Titanic opened to some mixed and negative reviews. Maury Yeston is reminded of this in the heady days after the show's Tony-win as Best Musical and a now-booming box office. "But let's not forget," reminds Yeston, "we got some very good ones!" Immediately after the opening, which was preceded by rumor-plagued previews, there was the perception among the cast that the mega-musical might close. Some sources close to the production said cast reaction bordered on panic. "We did get mixed reviews," said Yeston. "We took our knocks. But the cast didn't think we were going to close. They feared we were going to close.

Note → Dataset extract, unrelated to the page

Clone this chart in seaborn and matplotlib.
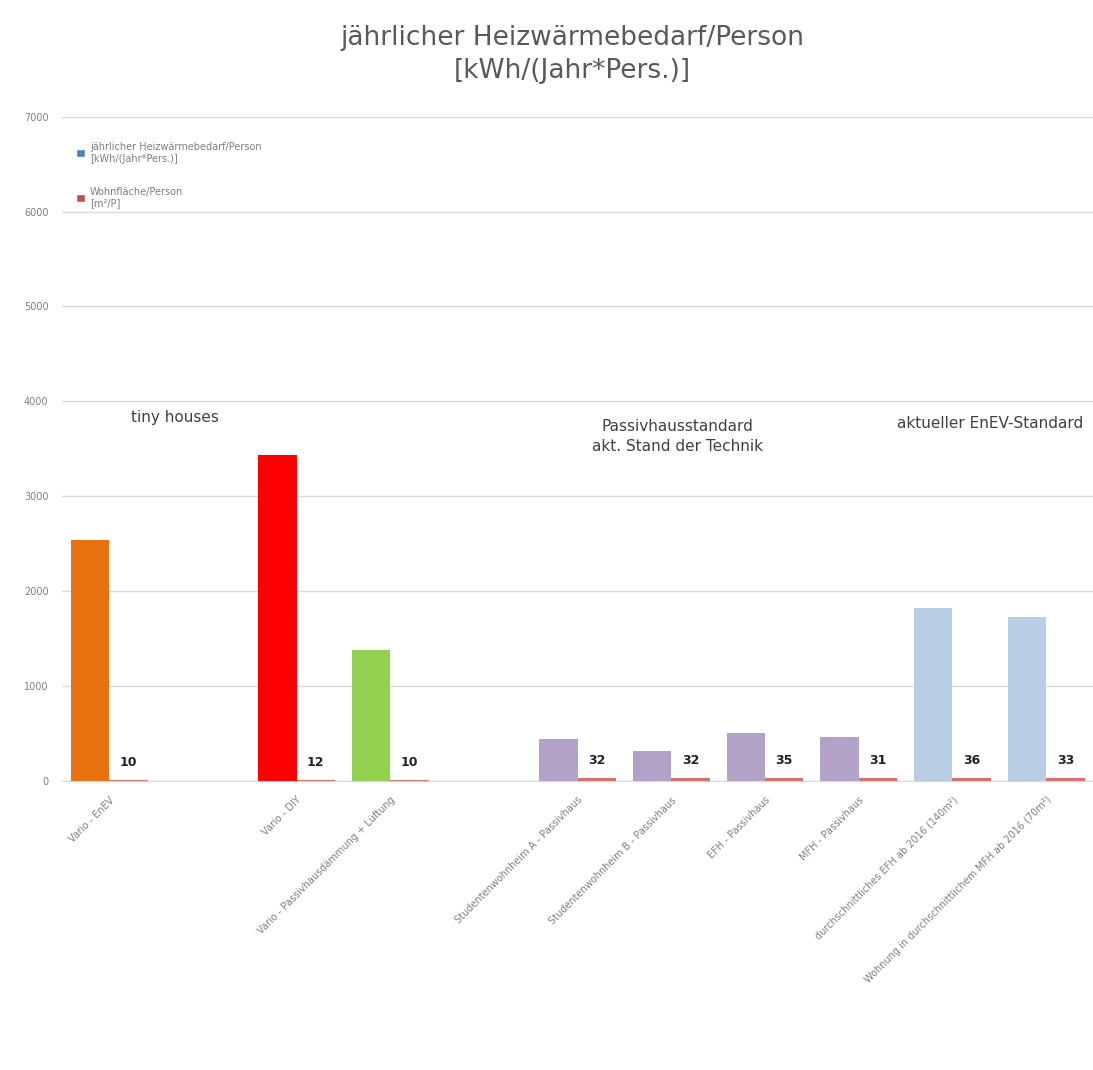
import matplotlib
matplotlib.use("Agg")
import matplotlib.pyplot as plt
import seaborn as sns
import pandas as pd
import numpy as np
from matplotlib.patches import Patch

categories = [
    "Vario - EnEV",
    " ",
    "Vario - DIY",
    "Vario - Passivhausdämmung + Lüftung",
    "  ",
    "Studentenwohnheim A - Passivhaus",
    "Studentenwohnheim B - Passivhaus",
    "EFH - Passivhaus",
    "MFH - Passivhaus",
    "durchschnittliches EFH ab 2016 (140m²)",
    "Wohnung in durchschnittlichem MFH ab 2016 (70m²)",
]
heat = [2540, np.nan, 3440, 1380, np.nan, 445, 318, 505, 465, 1825, 1730]
area = [10, np.nan, 12, 10, np.nan, 32, 32, 35, 31, 36, 33]
series_names = ["jährlicher Heizwärmebedarf/Person\n[kWh/(Jahr*Pers.)]",
                "Wohnfläche/Person\n[m²/P]"]
bar_colors = ["#E8700F", None, "#FF0000", "#92D050", None,
              "#B3A2C7", "#B3A2C7", "#B3A2C7", "#B3A2C7", "#B9CDE5", "#B9CDE5"]
area_color = "#D9534F"
legend_colors = ["#4F81BD", "#C0504D"]
y_ticks = [0, 1000, 2000, 3000, 4000, 5000, 6000, 7000]

df = pd.DataFrame({
    "cat": categories * 2,
    "val": heat + area,
    "series": [series_names[0]] * len(categories) + [series_names[1]] * len(categories),
})

sns.set_style("white")
plt.rcParams['font.family'] = ['DejaVu Sans']

fig = plt.figure(figsize=(10.93, 10.70), dpi=100)
ax = fig.add_axes([0.057, 0.27, 0.943, 0.621])

sns.barplot(data=df, x="cat", y="val", hue="series", order=categories,
            hue_order=series_names, dodge=True, width=0.82, ax=ax,
            palette=legend_colors, legend=False, linewidth=0)

for patch in ax.containers[0]:
    idx = int(round(patch.get_x() + patch.get_width() / 2))
    c = bar_colors[idx]
    if c is not None:
        patch.set_facecolor(c)
for patch in ax.containers[1]:
    patch.set_facecolor(area_color)
    patch.set_alpha(0.85)
    idx = int(round(patch.get_x() + patch.get_width() / 2))
    v = area[idx]
    ax.annotate(f"{int(v)}", (patch.get_x() + patch.get_width() / 2, v),
                xytext=(0, 8), textcoords="offset points", ha="center",
                va="bottom", fontsize=9, fontweight="bold", color="#222222")

ax.set_ylim(0, 7000)
ax.set_yticks(y_ticks)
ax.set_yticklabels([str(t) for t in y_ticks], fontsize=7, color="#7F7F7F")
ax.yaxis.grid(True, color="#D9D9D9", linewidth=1)
ax.set_axisbelow(True)
for s in ax.spines.values():
    s.set_visible(False)
ax.spines["bottom"].set_visible(True)
ax.spines["bottom"].set_color("#D9D9D9")
ax.tick_params(axis="both", length=0, pad=10)
ax.set_xlabel("")
ax.set_ylabel("")
ax.set_xticks(range(len(categories)))
ax.set_xticklabels(categories, rotation=45, ha="right", rotation_mode="anchor",
                   fontsize=7, color="#7F7F7F")
ax.set_xlim(-0.5, len(categories) - 0.5)

# legend
handles = [Patch(facecolor=legend_colors[0]), Patch(facecolor=legend_colors[1])]
leg = ax.legend(handles, series_names, loc="upper left", bbox_to_anchor=(0.005, 0.975),
                frameon=False, fontsize=7, handlelength=0.9, handleheight=0.9,
                labelspacing=2.4, handletextpad=0.5)
for t in leg.get_texts():
    t.set_color("#7F7F7F")

# group annotations
ax.text(0.7, 3830, "tiny houses", ha="center", va="center", fontsize=11, color="#404040")
ax.text(6.07, 3630, "Passivhausstandard\nakt. Stand der Technik", ha="center",
        va="center", fontsize=11, color="#404040", linespacing=1.4)
ax.text(9.4, 3770, "aktueller EnEV-Standard", ha="center", va="center",
        fontsize=11, color="#404040")

fig.suptitle("jährlicher Heizwärmebedarf/Person\n[kWh/(Jahr*Pers.)]", x=0.524, y=0.977,
             fontsize=19, color="#595959", va="top", linespacing=1.35)

fig.savefig("out.png", dpi=100)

They couldn't understand how a show that got such wonderful audience response through previews, could be so mis-received by the critics."
Peter Stone, who wrote the book, made it clear on Tony night in the press room that rumors of technical problems preventing the ship from sinking were an invention of the press. He blamed the one canceled preview on late arriving pieces from the scenic shop. "That's true," concurred Yeston. "It happens to every show. I fully expected we'd go through a trial of fire, especially since our name was `Titanic' and it was such a challenging title. There was certainly no advantage in not going out of town." Yeston said he's always thought of critics as human beings, "and I don't fault them or anyone else for anticipating a show that was less than wonderful, especially after hearing all that scuttlebutt. It's hard to walk in as if you've not heard anything. It's like trying to get a clean jury when the public's aware of the press. We got raves from out of town critics because they didn't participate in the difficult days of previews. The New York critics previewed the previews more than the show."

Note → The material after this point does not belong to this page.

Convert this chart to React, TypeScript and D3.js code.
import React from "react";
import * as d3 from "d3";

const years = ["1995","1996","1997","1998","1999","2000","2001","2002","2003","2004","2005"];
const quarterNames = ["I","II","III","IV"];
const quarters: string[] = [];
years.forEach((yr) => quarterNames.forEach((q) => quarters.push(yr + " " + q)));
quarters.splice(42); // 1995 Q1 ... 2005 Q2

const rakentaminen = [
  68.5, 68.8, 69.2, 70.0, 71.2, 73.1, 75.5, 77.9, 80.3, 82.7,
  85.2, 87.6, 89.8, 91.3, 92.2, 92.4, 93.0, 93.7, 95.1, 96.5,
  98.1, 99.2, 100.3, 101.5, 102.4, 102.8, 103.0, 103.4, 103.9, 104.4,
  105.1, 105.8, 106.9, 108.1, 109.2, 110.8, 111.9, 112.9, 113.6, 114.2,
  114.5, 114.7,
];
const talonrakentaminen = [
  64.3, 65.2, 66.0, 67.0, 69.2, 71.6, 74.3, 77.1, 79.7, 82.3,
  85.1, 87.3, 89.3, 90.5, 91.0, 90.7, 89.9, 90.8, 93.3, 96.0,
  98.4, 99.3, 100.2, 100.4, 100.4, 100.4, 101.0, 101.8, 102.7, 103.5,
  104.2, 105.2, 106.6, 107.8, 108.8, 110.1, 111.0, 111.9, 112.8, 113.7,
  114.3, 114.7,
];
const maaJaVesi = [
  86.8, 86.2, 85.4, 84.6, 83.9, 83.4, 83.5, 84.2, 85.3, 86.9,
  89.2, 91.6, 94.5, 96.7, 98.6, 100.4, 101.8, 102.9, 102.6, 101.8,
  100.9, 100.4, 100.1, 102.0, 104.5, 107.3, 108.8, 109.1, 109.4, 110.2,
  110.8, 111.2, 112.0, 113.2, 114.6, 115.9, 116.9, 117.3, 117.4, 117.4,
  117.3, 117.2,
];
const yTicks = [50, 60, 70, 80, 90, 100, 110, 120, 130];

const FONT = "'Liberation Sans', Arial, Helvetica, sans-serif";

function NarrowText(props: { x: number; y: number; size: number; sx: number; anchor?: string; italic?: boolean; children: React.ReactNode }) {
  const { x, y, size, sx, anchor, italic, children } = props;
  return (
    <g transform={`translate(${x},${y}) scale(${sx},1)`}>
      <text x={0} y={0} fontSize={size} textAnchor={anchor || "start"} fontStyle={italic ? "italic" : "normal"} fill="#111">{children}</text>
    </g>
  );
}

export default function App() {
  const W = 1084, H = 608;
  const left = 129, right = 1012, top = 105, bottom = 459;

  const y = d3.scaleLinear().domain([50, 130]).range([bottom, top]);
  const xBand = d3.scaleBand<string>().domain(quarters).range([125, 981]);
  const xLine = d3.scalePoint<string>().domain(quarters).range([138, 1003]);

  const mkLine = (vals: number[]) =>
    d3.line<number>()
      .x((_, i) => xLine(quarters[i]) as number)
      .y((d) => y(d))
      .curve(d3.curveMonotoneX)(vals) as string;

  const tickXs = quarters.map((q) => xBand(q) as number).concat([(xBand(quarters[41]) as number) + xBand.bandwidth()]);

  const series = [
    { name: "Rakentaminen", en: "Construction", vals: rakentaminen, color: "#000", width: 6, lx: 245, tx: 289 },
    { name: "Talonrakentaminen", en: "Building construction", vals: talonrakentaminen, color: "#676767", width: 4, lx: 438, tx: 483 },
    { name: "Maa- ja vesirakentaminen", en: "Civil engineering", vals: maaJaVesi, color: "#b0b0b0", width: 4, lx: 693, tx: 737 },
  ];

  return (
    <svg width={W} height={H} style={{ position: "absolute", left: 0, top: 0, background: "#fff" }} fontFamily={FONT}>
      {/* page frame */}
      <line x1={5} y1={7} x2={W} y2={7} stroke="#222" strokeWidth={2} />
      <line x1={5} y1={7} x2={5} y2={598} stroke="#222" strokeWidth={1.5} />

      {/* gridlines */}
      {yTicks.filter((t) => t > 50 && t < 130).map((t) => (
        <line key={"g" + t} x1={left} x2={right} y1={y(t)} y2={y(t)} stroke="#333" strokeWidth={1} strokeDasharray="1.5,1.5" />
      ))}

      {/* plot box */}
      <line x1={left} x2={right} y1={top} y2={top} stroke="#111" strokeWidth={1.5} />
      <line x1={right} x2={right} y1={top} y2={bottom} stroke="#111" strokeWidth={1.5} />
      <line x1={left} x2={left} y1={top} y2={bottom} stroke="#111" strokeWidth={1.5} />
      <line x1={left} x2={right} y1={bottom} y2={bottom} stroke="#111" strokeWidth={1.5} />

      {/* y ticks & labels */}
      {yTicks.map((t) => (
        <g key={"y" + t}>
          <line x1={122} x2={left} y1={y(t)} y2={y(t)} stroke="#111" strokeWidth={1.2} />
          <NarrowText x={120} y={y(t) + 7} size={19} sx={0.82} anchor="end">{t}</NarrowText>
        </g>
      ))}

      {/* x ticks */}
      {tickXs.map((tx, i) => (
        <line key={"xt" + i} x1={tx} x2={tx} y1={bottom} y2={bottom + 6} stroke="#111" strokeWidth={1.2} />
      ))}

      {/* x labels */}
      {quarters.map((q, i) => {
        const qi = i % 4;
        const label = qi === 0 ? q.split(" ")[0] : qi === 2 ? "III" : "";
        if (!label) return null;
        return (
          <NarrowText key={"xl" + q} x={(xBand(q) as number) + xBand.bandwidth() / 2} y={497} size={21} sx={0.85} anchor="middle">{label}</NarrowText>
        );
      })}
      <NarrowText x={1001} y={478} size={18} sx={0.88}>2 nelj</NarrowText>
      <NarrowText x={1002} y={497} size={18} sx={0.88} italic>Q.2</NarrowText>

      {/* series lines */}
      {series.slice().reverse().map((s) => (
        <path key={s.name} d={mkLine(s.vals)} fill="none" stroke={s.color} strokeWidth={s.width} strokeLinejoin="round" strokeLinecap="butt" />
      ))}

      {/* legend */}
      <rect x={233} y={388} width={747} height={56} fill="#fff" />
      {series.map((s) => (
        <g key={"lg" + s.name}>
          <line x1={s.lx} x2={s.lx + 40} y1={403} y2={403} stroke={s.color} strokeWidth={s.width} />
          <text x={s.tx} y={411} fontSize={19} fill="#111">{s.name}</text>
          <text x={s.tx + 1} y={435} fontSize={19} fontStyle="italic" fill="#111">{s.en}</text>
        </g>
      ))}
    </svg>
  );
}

But the producers of Titanic had a game plan. "We assembled the cast and company in the Lunt-Fontanne Theater's lower lounge, which was one of our rehearsal spaces, and Michael David of the Dodgers laid out a very clear plan. He spoke of what he felt about the show and how the reviews didn't reflect the quality of the performances or the work. He said he knew audiences were telling us the truth. He explained how we were going to advertise to get our message to public. How the ad agency would find those reviews that reflected what the show was really about."
And then it was Yeston's turn. "Yeah, I made a speech in which I expressed from the bottom of my heart the reasons that I write for the musical theater. It was a heartfelt sentimental message to them, many of whom have become my good friends. It was a wonderful moment for all of us to get back to our roots as to why we do this in the first place. For a moment, we got away from all of the false elements of the marketplace: the reviews, Tony competition, all of the things that are secondary to the real reason they as artists and I as composer/lyricist choose to do what we do." Yeston was never shaken by the reviews, "or pissed off. No, no, you must understand. I'm not guided by what other people think, but by what people like. I write from where I get my best ideas. And I wait, and wait for the audiences to respond. I am a very patient man!"